I just have a feeling that one of these days, there will be no one to care about the veterans.”— Bob Smith of Joliet, Army veteran and volunteer
Smith said Lightways hosts an annual breakfast for veterans, and he assists with that, too.
“And then once a year we have a program where we read the names of the veterans who are in the hospice program who have passed away,” Smith said. “And we invite their families to come and other people that want to come. It’s done very, very well.”
Smith said 400 veterans’ names were read at the 2022 event since Lightways did not hold the program in 2021. The flag at the hospice center is raised, and taps is played in the background. Bagpipers play patriotic music, such as “God Bless America” and “America the Beautiful,” Smith said.
“We have a reading of ‘In Flanders Field,’ ” Smith said. “And we give out a small American flag to the families.”
Smith said the memorial is for the families and the veterans breakfast is for the veterans.
“You put a roomful of old military guys in there, and they have a good time,” Smith said.
He said he also helps with presentations at outside organizations, such as The Timbers of Shorewood retirement facility, to discuss “what hospice does for them.”
Helping veterans is Smith’s way of honoring the service of all veterans.
The importance of honoring veterans
Smith said he was living in a small community in Ohio when he was drafted in May 1966. His father, Everett Smith, was a 33-year “lifer” in the military at that time, and Smith was always surrounded with Army veterans, whom he addressed by their military rank, Smith said.

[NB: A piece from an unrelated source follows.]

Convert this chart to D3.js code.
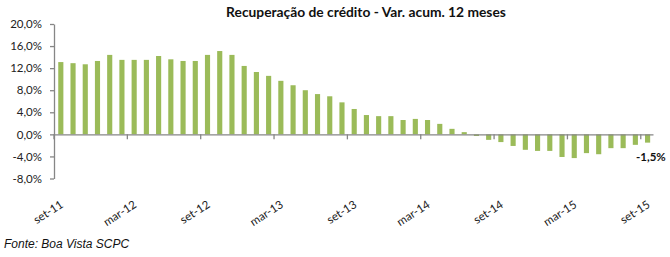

Smith said he spent eight weeks in Fort Knox, Kentucky, for his training, six weeks at Fort Lee in Virginia for his advanced training and eventually ended up in Belgium as a cook.
Veterans weren’t treated well when Smith came home, so he was more than ready to get married, raise a family and concentrate on his career at the former Caterpillar plant in Joliet.
A lot of veterans – and Smith said he was one of them – didn’t talk about their military service.
“If someone asked us if we were veterans, we said, ‘Yes,’ ” Smith said. “But we didn’t stand out and say we’re vets. But that’s changed now. I’m very proud to be a veteran.”
Smith is a member of Disabled American Veterans. He said he donated money to help fund three national veterans memorials when they were first getting started: the Vietnam Veterans Memorial, the World War II Memorial and – especially – the Vietnam Women’s Memorial.
“It took a while for women to get recognition for what they did,” Smith said.
Smith recently returned to Ohio to help out with the Moving Wall, a traveling half-size replica of the Vietnam Veterans Memorial in Washington, D.C. He’s volunteered at local Moving Wall events, too, mostly to help visitors find names on the panel, he said.
“You don’t see a lot of veterans come out until nighttime,” Smith said. “They’re quiet, and they have their own thoughts. They know where their friends are on the wall. They don’t come to look but to say goodbye.”
Smith said it’s important to honor veterans for their service.
“I just have a feeling that one of these days, there will be no one to care about the veterans,” Smith said. “Even though I didn’t serve in combat, I gave up my life for my country, and I’m darned proud of it.”